The British government has backed a call by the country’s security services for client-side scanning for child sexual abuse material – aka Apple’s CSAM approach.
Home Secretary Priti Patel has written an op-ed in which she indicates government support for the stance, while also attacking Facebook’s plans to make all Messenger chats end-to-end encrypted by default …
Background
Apple’s CSAM scanning plans were first announced a year ago. Instead of scanning photos stored on iCloud, which is the approach taken by other companies with cloud storage services, the iPhone maker wanted a more privacy-respecting approach. This is based on what are known as “hashes” – unique digital signatures – of CSAM files, using client-side scanning (on the device, rather than in the cloud):
- Apple downloads the CSAM database hashes to your iPhone
- An on-device process looks for matches with hashes of your photos
- If fewer than 30* are found, no action is taken
- If 30+ matches are found, low-resolutions of your photos are manually examined by Apple
- If the photos are found to be innocent, no further action is taken
- If manual review confirms them as CSAM, law enforcement is informed
While the approach was indeed better than that of other companies, Apple’s plans quickly came under fire from cybersecurity experts, human rights organizations, governments, and Apple’s own employees. Four main concerns have been raised, explained here. Apple subsequently addressed the first two.
We argued that such a backlash was inevitable, given the years Apple has spent touting its privacy credentials. The company has put up huge billboards. It has run amusing ads. It has an entire privacy microsite. Its CEO talks about privacy in every interview and public appearance. The company attacks other tech giants over privacy. It fought the entire ad industry over a new privacy feature.
British government backs Apple’s CSAM approach
Last month, the UK’s NSA equivalent, GCHQ, wrote a white paper in partnership with the National CyberSecurity Centre. The paper argued that Apple-style client-side scanning offered the right balance of security and privacy.
Ian Levy, the NCSC’s technical director, and Crispin Robinson, the technical director of cryptanalysis – codebreaking – at GCHQ, said the technology could protect children and privacy at the same time.
“We’ve found no reason why client-side scanning techniques cannot be implemented safely in many of the situations one will encounter,” they wrote in a discussion paper published on Thursday, which the pair said was “not government policy”.

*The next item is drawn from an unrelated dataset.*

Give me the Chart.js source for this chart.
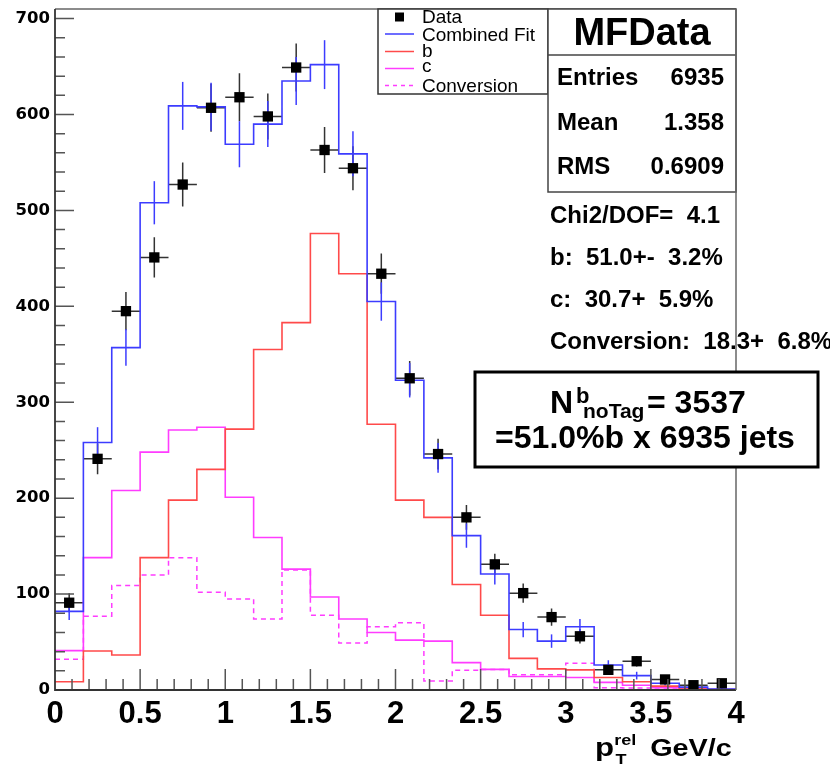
<!DOCTYPE html>
<html>
<head>
<meta charset="utf-8">
<script src="https://cdn.jsdelivr.net/npm/chart.js@4.4.1/dist/chart.umd.min.js"></script>
<style>
  html, body { margin: 0; padding: 0; background: #fff; }
  canvas { display: block; }
</style>
</head>
<body>
<canvas id="myChart" width="830" height="765"></canvas>
<script>
// bin low edges, 24 bins of width 1/6 between 0 and 4
const binLo = [0, 0.1667, 0.3333, 0.5, 0.6667, 0.8333, 1, 1.1667, 1.3333, 1.5, 1.6667, 1.8333,
               2, 2.1667, 2.3333, 2.5, 2.6667, 2.8333, 3, 3.1667, 3.3333, 3.5, 3.6667, 3.8333];
const binWidth = 0.1667;
const xMax = 4;

const dataVals = [91, 241, 395, 451, 527, 607, 618, 598, 649, 563, 544, 434, 325, 246, 180, 131, 101, 76, 56, 21, 30, 11, 5, 7];
const dataErr  = [10, 16, 20, 21, 23, 25, 25, 24, 25, 24, 23, 21, 18, 16, 13, 11, 10, 9, 7.5, 4.6, 5.5, 3.3, 2.2, 2.6];
const fitVals  = [82, 258, 357, 508, 609, 608, 569, 590, 635, 652, 559, 405, 323, 242, 161, 121, 63, 51, 66, 26, 15, 7, 3, 1];
const fitErr   = [9, 16, 19, 22.5, 25, 25, 24, 24, 25, 25.5, 23.5, 20, 18, 15.5, 12.7, 11, 8, 7, 8, 5, 4, 2.6, 1.7, 1];
const bVals    = [8.6, 40.6, 36.5, 138, 198, 230, 272, 355, 383, 476, 434, 277, 198, 180, 110, 78, 33, 22, 21, 13, 8.6, 4, 1, 0.5];
const cVals    = [41, 138, 208, 248, 271, 274, 201, 159, 126, 97, 74, 60, 52, 51, 28.5, 21.5, 14, 14, 13, 8, 5, 2.5, 1, 0.5];
const convVals = [32, 77, 109, 120, 138, 102, 95, 74, 125, 78, 49, 66, 70, 9.4, 20.5, 21.5, 16, 16, 28, 2.4, 2, 1, 0.5, 0.3];

const xTicks = [0, 0.5, 1, 1.5, 2, 2.5, 3, 3.5, 4];
const yTicks = [0, 100, 200, 300, 400, 500, 600, 700];

const legendLabels = ['Data', 'Combined Fit', 'b', 'c', 'Conversion'];
const statsTitle = 'MFData';
const statsRows = [['Entries', '6935'], ['Mean', '1.358'], ['RMS', '0.6909']];
const fitLines = ['Chi2/DOF=  4.1', 'b:  51.0+-  3.2%', 'c:  30.7+  5.9%', 'Conversion:  18.3+  6.8%'];

const BLUE = '#3c3cff';
const RED = '#ff4a4a';
const MAGENTA = '#ff3cff';
const FONT = "'Liberation Sans', Arial, Helvetica, sans-serif";

function toSteps(vals) {
    const pts = vals.map((v, i) => ({ x: binLo[i], y: v }));
    pts.push({ x: xMax, y: vals[vals.length - 1] });
    return pts;
}
const dataPoints = dataVals.map((v, i) => ({ x: binLo[i] + binWidth / 2, y: v }));

function text(ctx, s, x, y, size, weight, align) {
    ctx.font = (weight || 'normal') + ' ' + size + 'px ' + FONT;
    ctx.textAlign = align || 'left';
    ctx.textBaseline = 'alphabetic';
    ctx.fillStyle = '#000';
    ctx.fillText(s, x, y);
}

const rootPlugin = {
    id: 'rootStyle',
    beforeDatasetsDraw(chart) {
        const ctx = chart.ctx;
        const xs = chart.scales.x, ys = chart.scales.y;
        ctx.save();
        // data error bars
        ctx.strokeStyle = '#333';
        ctx.lineWidth = 1.5;
        dataVals.forEach((v, i) => {
            const xl = xs.getPixelForValue(binLo[i]);
            const xh = xs.getPixelForValue(binLo[i] + binWidth);
            const xc = xs.getPixelForValue(binLo[i] + binWidth / 2);
            ctx.beginPath();
            ctx.moveTo(xl, ys.getPixelForValue(v));
            ctx.lineTo(xh, ys.getPixelForValue(v));
            ctx.moveTo(xc, ys.getPixelForValue(v - dataErr[i]));
            ctx.lineTo(xc, ys.getPixelForValue(v + dataErr[i]));
            ctx.stroke();
        });
        // fit error bars
        ctx.strokeStyle = BLUE;
        fitVals.forEach((v, i) => {
            const xc = xs.getPixelForValue(binLo[i] + binWidth / 2);
            ctx.beginPath();
            ctx.moveTo(xc, ys.getPixelForValue(Math.max(0, v - fitErr[i])));
            ctx.lineTo(xc, ys.getPixelForValue(v + fitErr[i]));
            ctx.stroke();
        });
        ctx.restore();
    },
    afterDraw(chart) {
        const ctx = chart.ctx;
        const a = chart.chartArea;
        const xs = chart.scales.x, ys = chart.scales.y;
        ctx.save();

        // inside ticks
        ctx.strokeStyle = '#555';
        ctx.lineWidth = 1.5;
        ctx.beginPath();
        for (let i = 1; i < 40; i++) {
            const px = xs.getPixelForValue(i / 10);
            const len = i % 5 === 0 ? 21 : 11;
            ctx.moveTo(px, a.bottom);
            ctx.lineTo(px, a.bottom - len);
        }
        for (let i = 1; i <= 35; i++) {
            const py = ys.getPixelForValue(i * 20);
            const len = i % 5 === 0 ? 19 : 10;
            ctx.moveTo(a.left, py);
            ctx.lineTo(a.left + len, py);
        }
        ctx.stroke();

        // frame: top + left + bottom
        ctx.strokeStyle = '#666';
        ctx.lineWidth = 1.5;
        ctx.beginPath();
        ctx.moveTo(a.left, a.top);
        ctx.lineTo(a.right, a.top);
        ctx.stroke();
        ctx.strokeStyle = '#333';
        ctx.lineWidth = 1.8;
        ctx.beginPath();
        ctx.moveTo(a.left, a.top);
        ctx.lineTo(a.left, a.bottom);
        ctx.lineTo(a.right, a.bottom);
        ctx.stroke();

        // legend box
        const lx = 378, ly = a.top, lw = 170, lh = 85;
        ctx.fillStyle = '#fff';
        ctx.fillRect(lx, ly, lw, lh);
        ctx.strokeStyle = '#333';
        ctx.lineWidth = 1.5;
        ctx.strokeRect(lx, ly, lw, lh);
        const rowY = [17, 34, 51.5, 68.5, 85.5];
        const baseY = [23, 40.5, 57, 72, 92];
        ctx.fillStyle = '#000';
        ctx.fillRect(395, rowY[0] - 4.5, 9, 9);
        const styles = [null, [BLUE, []], [RED, []], [MAGENTA, []], [MAGENTA, [4, 4]]];
        for (let i = 1; i < 5; i++) {
            ctx.strokeStyle = styles[i][0];
            ctx.setLineDash(styles[i][1]);
            ctx.lineWidth = 1.5;
            ctx.beginPath();
            ctx.moveTo(385, rowY[i]);
            ctx.lineTo(414, rowY[i]);
            ctx.stroke();
        }
        ctx.setLineDash([]);
        legendLabels.forEach((s, i) => text(ctx, s, 422, baseY[i], 19, 'normal'));

        // stats box
        const sx = 548, sw = a.right - 548, sh = 183;
        ctx.fillStyle = '#fff';
        ctx.fillRect(sx, a.top, sw, sh);
        ctx.strokeStyle = '#444';
        ctx.lineWidth = 1.5;
        ctx.strokeRect(sx, a.top, sw, sh);
        ctx.beginPath();
        ctx.moveTo(sx, 55);
        ctx.lineTo(a.right, 55);
        ctx.stroke();
        text(ctx, statsTitle, 642, 45, 38, 'bold', 'center');
        const sy = [85, 130, 174];
        statsRows.forEach((r, i) => {
            text(ctx, r[0], 557, sy[i], 24, 'bold', 'left');
            text(ctx, r[1], 724, sy[i], 24, 'bold', 'right');
        });

        // fit results
        const fy = [223, 265, 307, 349];
        fitLines.forEach((s, i) => text(ctx, s, 550, fy[i], 24, 'bold', 'left'));

        // right frame line (drawn over the fit text)
        ctx.strokeStyle = '#666';
        ctx.lineWidth = 1.5;
        ctx.beginPath();
        ctx.moveTo(a.right, a.top);
        ctx.lineTo(a.right, a.bottom);
        ctx.stroke();

        // annotation box
        ctx.fillStyle = '#fff';
        ctx.fillRect(475, 372, 343, 95);
        ctx.strokeStyle = '#000';
        ctx.lineWidth = 3;
        ctx.strokeRect(475, 372, 343, 95);
        text(ctx, 'N', 550, 413, 32, 'bold');
        text(ctx, 'b', 576, 403, 22, 'bold');
        text(ctx, 'noTag', 583, 418, 21, 'bold');
        text(ctx, '= 3537', 647, 413, 32, 'bold');
        text(ctx, '=51.0%b x 6935 jets', 645, 448, 32, 'bold', 'center');

        // x-axis title, slightly stretched horizontally
        ctx.save();
        ctx.translate(595, 0);
        ctx.scale(1.2, 1);
        text(ctx, 'p', 0, 756, 26, 'bold');
        text(ctx, 'rel', 16, 745, 15, 'bold');
        text(ctx, 'T', 17, 764, 15, 'bold');
        text(ctx, 'GeV/c', 46, 756, 24, 'bold');
        ctx.restore();

        ctx.restore();
    }
};

const ctx = document.getElementById('myChart').getContext('2d');
new Chart(ctx, {
    type: 'line',
    data: {
        datasets: [
            {
                type: 'scatter',
                label: 'Data',
                data: dataPoints,
                pointStyle: 'rect',
                pointRadius: 7.3,
                backgroundColor: '#000',
                borderWidth: 0,
                order: 0
            },
            {
                label: 'Combined Fit',
                data: toSteps(fitVals),
                stepped: 'before',
                borderColor: BLUE,
                borderWidth: 1.6,
                pointRadius: 0,
                fill: false,
                order: 1
            },
            {
                label: 'b',
                data: toSteps(bVals),
                stepped: 'before',
                borderColor: RED,
                borderWidth: 1.6,
                pointRadius: 0,
                fill: false,
                order: 2
            },
            {
                label: 'c',
                data: toSteps(cVals),
                stepped: 'before',
                borderColor: MAGENTA,
                borderWidth: 1.6,
                pointRadius: 0,
                fill: false,
                order: 3
            },
            {
                label: 'Conversion',
                data: toSteps(convVals),
                stepped: 'before',
                borderColor: MAGENTA,
                borderDash: [5, 4],
                borderWidth: 1.5,
                pointRadius: 0,
                fill: false,
                order: 4
            }
        ]
    },
    options: {
        responsive: false,
        animation: false,
        devicePixelRatio: 1,
        layout: { padding: { left: 0, right: 94, top: 9, bottom: 0 } },
        plugins: {
            legend: { display: false },
            tooltip: { enabled: false }
        },
        scales: {
            x: {
                type: 'linear',
                min: 0,
                max: xMax,
                afterBuildTicks: s => { s.ticks = xTicks.map(v => ({ value: v })); },
                afterFit: s => { s.height = 75; s.paddingLeft = 0; s.paddingRight = 0; },
                grid: { display: false, drawTicks: false },
                border: { display: false },
                ticks: {
                    color: '#000',
                    font: { family: FONT, size: 31, weight: 'bold' },
                    padding: 6,
                    maxRotation: 0,
                    autoSkip: false,
                    callback: v => String(v)
                }
            },
            y: {
                type: 'linear',
                min: 0,
                max: 710,
                afterBuildTicks: s => { s.ticks = yTicks.map(v => ({ value: v })); },
                afterFit: s => { s.width = 55; s.paddingTop = 0; s.paddingBottom = 0; },
                grid: { display: false, drawTicks: false },
                border: { display: false },
                ticks: {
                    color: '#000',
                    font: { family: "'DejaVu Sans', sans-serif", size: 16.5, weight: 'bold' },
                    padding: 5,
                    callback: v => String(v)
                }
            }
        }
    },
    plugins: [rootPlugin]
});
</script>
</body>
</html>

It appears that this is now government policy, as Patel has written an op-ed piece for The Telegraph in which she endorses this.
Some of our foremost cyber security experts have published a paper setting out a range of safeguarding options that could be implemented by companies to reduce the prevalence of child sexual abuse online while maintaining the privacy benefits of end-to-end encryption.
The piece represents a softening of previous statements by the British government, which have attacked end-to-end encryption as enabling child abusers and terrorists. Patel now argues that it would be irresponsible to launch a new E2E encryption service without such a system in place.
The specific target of her ire is Facebook.
Meta has recently announced that it is beginning to test end-to-end encryption on its platforms, which include Facebook and Instagram. The company plans to make end-to-end encryption the default system for all personal calls and messages next year.
But parents need to know that their kids will be safe online. The consequences of inadequate protections – especially for end-to-end encrypted social media platforms – would be catastrophic. A great many child predators use social media platforms such as Facebook to discover, target and sexually abuse children. These protections need to be in place before end-to-end encryption is rolled out around the world. Child safety must never be an afterthought.
Currently, users have the ability to start a Secret Message, which is E2E encrypted, but the default is for encryption to which Facebook holds the key.
Patel refers to the Online Safety Bill, which would enforce client-side scanning, as if it were certain to pass. The reality is that this legislation has now been put on hold, and there is no certainty that it will proceed.
If client-side scanning does become a legal requirement, it will put Apple right back in the spotlight. The Cupertino company has gone silent on the issue, seemingly hoping that it can quietly drop its plans to avoid the controversy.